[Date Prev][Date Next] [Thread Prev][Thread Next] [Date Index] [Thread Index]

Re: How do I do this in bash ??



On Sun, Jan 19, 2003 at 10:48:43AM +0000, Dave Selby wrote:
> I am writting a weekly automated backup script, very simple .. tars a 
> directory called 'myfiles' to a second hard drive.
> 
> Works AOK except I want the name of the file written by tar to be the time 
> and date. So I get a list of tared dated backups
> 
> I know 'date' gives me exactly what I want but I cant figure out how to get 
> tar to write a file with the value of date as its file name ...
> 
> 
> #! /bin/sh
> 
> # Backup entire 'myfiles/' directory, name it with the date.
> 
> cd /usr/local/
> tar -czf /mnt/archive/autoarchive/date myfiles
> 
> 
> I put this in /etc/cron.weekly and I get a file called date !!???
> I have tried '' and "" all to no avail

What you want is backticks (`date`).

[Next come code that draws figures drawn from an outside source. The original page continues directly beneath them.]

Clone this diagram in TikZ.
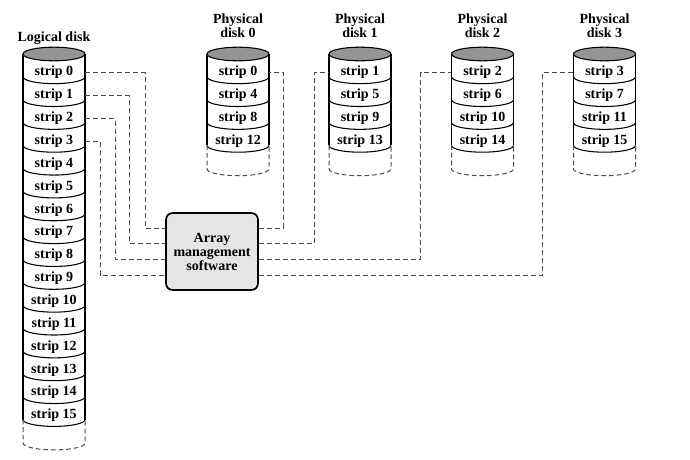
\documentclass[tikz,border=0pt]{standalone}
\usepackage{fontspec}
\setmainfont{Liberation Serif}
\usetikzlibrary{calc}

% Cylinder outline: shaded top, solid sides, one arc per strip, dashed open end
\newcommand{\diskbody}[2]{%
  \pgfmathsetmacro\dbot{54+22.85*#2}%
  \draw[disko, fill=black!42] (#1,54) ellipse [x radius=31, y radius=6.8];
  \draw[disko] (#1-31,54) -- (#1-31,\dbot) (#1+31,54) -- (#1+31,\dbot);
  \foreach \k in {1,...,#2}
    \draw[disko] (#1-31,{54+22.85*\k}) arc[start angle=180, end angle=0, x radius=31, y radius=6.8];
  \draw[diskd] (#1-31,\dbot) -- ++(0,23.5)
    arc[start angle=180, end angle=0, x radius=31, y radius=6.8] -- ++(0,-23.5);
}

\begin{document}
\begin{tikzpicture}[x=0.75pt, y=-0.75pt,
  lbl/.style={font=\fontsize{10.5}{10.5}\selectfont\bfseries, align=center},
  stripbox/.style={lbl, minimum width=46.5pt, minimum height=15pt, inner sep=0pt},
  disko/.style={line width=0.8pt},
  diskd/.style={line width=0.75pt, black!70, dash pattern=on 3.5pt off 2.2pt},
  conn/.style={line width=0.75pt, black!70, dash pattern=on 3.75pt off 2.25pt},
  mgr/.style={lbl, draw, line width=1.3pt, rounded corners=5pt, fill=black!10,
    minimum width=69pt, minimum height=57.75pt, inner sep=1pt}]
\useasboundingbox (0,0) rectangle (690,460);

% Logical disk
\diskbody{54}{16}
\foreach \k in {0,...,15}
  \node[stripbox] (L\k) at (54,{72.6+22.85*\k}) {strip \k};
\node[lbl] (lhead) at (54,38) {Logical disk};

% Physical disks
\foreach \d/\cx in {0/238,1/360,2/482.5,3/604.5} {
  \diskbody{\cx}{4}
  \foreach \j in {0,...,3} {
    \pgfmathtruncatemacro\s{4*\j+\d}
    \node[stripbox] (d\d s\j) at (\cx,{72.6+22.85*\j}) {strip \s};
  }
  \node[lbl] (h\d) at (\cx,26) {Physical\\disk \d};
}

% Array management software
\node[mgr] (ams) at (212,251.5) {Array\\management\\software};

% Logical strips into the manager
\draw[conn] (L0.east) -| (145,228) -- (ams.west |- 0,228);
\draw[conn] (L1.east) -| (129,243) -- (ams.west |- 0,243);
\draw[conn] (L2.east) -| (115,259) -- (ams.west |- 0,259);
\draw[conn] (L3.east) -| (100,275) -- (ams.west |- 0,275);

% Manager out to the physical disks
\draw[conn] (ams.east |- 0,228) -| ($(d0s0.east)+(14,0)$) -- (d0s0.east);
\draw[conn] (ams.east |- 0,243) -| ($(d1s0.west)+(-14,0)$) -- (d1s0.west);
\draw[conn] (ams.east |- 0,259) -| ($(d2s0.west)+(-30.5,0)$) -- (d2s0.west);
\draw[conn] (ams.east |- 0,275) -| ($(d3s0.west)+(-30.5,0)$) -- (d3s0.west);
\end{tikzpicture}
\end{document}
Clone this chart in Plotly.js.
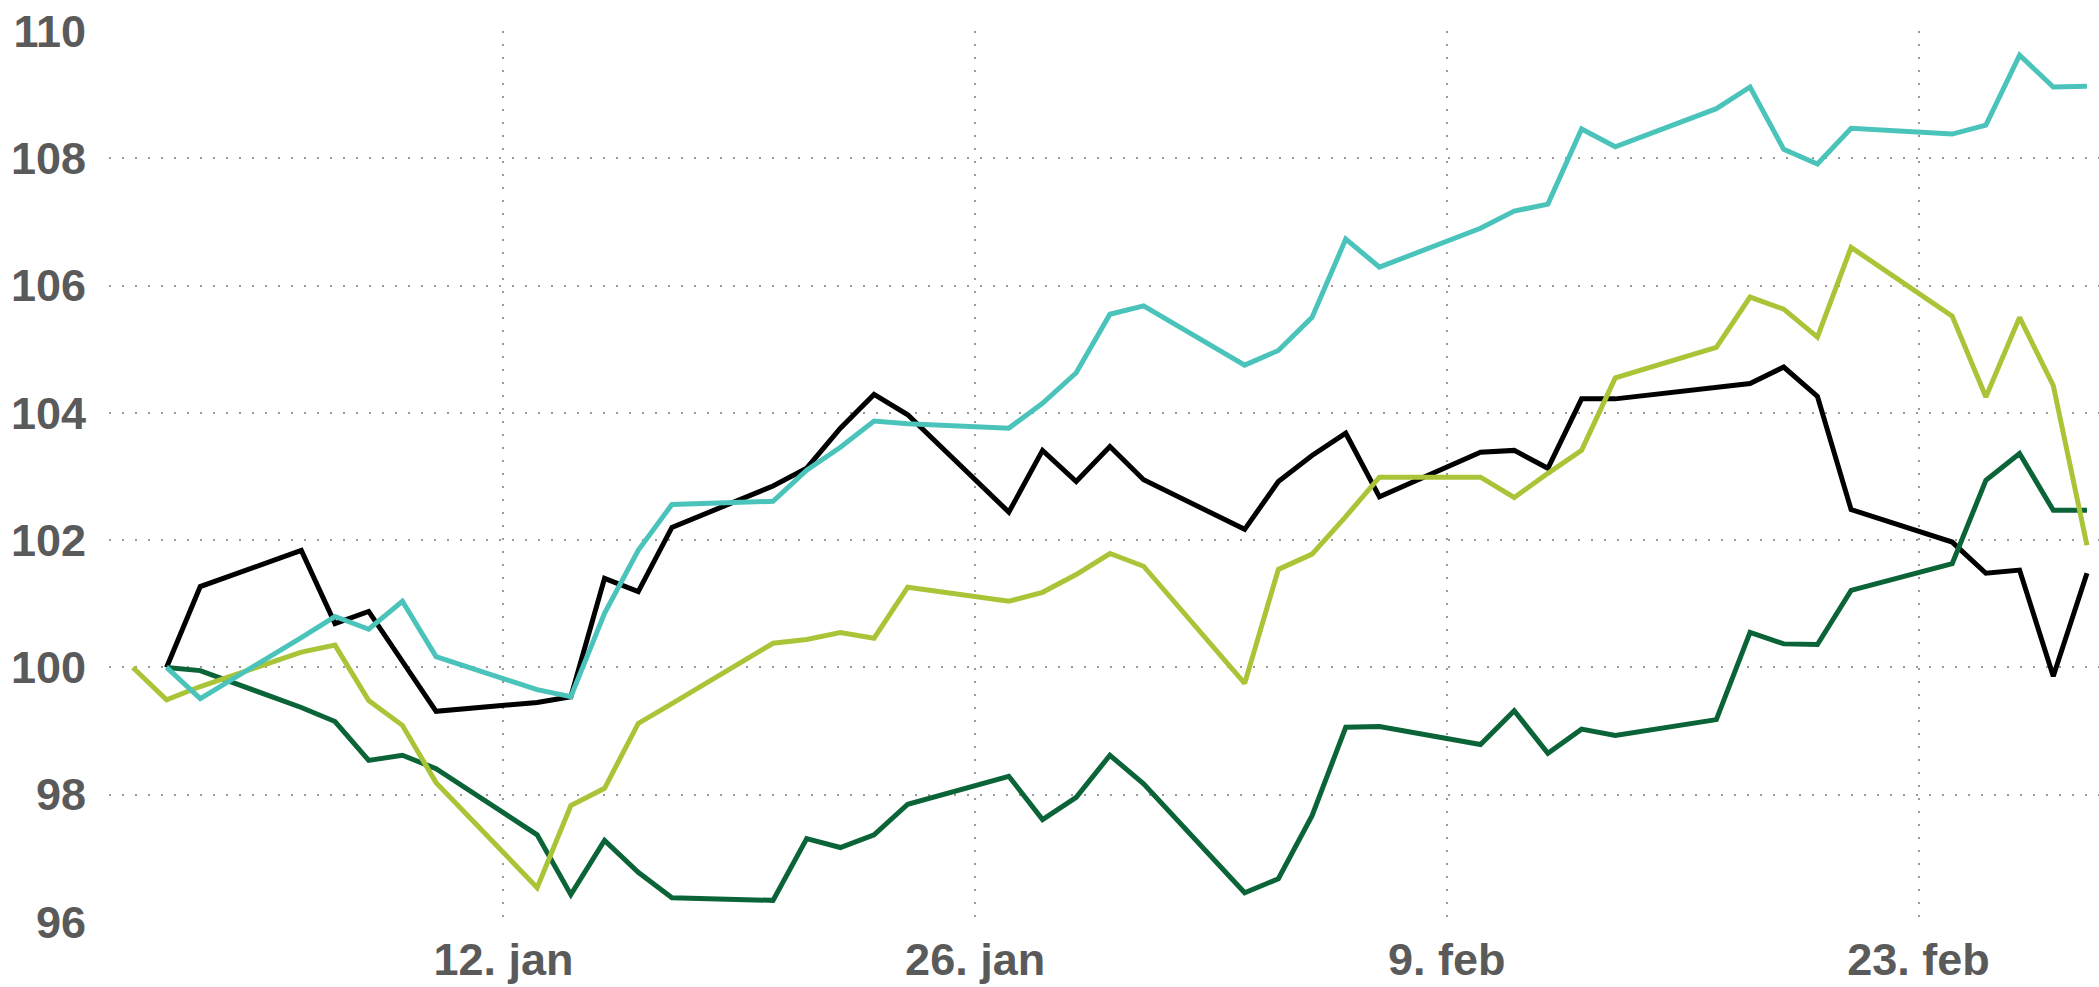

Since date's default output isn't
very good as a filename you probably want to specify the output format.
I would use something like this:

tar czf /mnt/archive/autoarchive/`date '+%Y%m%d'`.tar.gz myfiles

which would give you a file named 20030119.tar.gz. The reason I use
year-month-day format is that the alphabetical sorting that ls does by
default will match the chronological order of the files.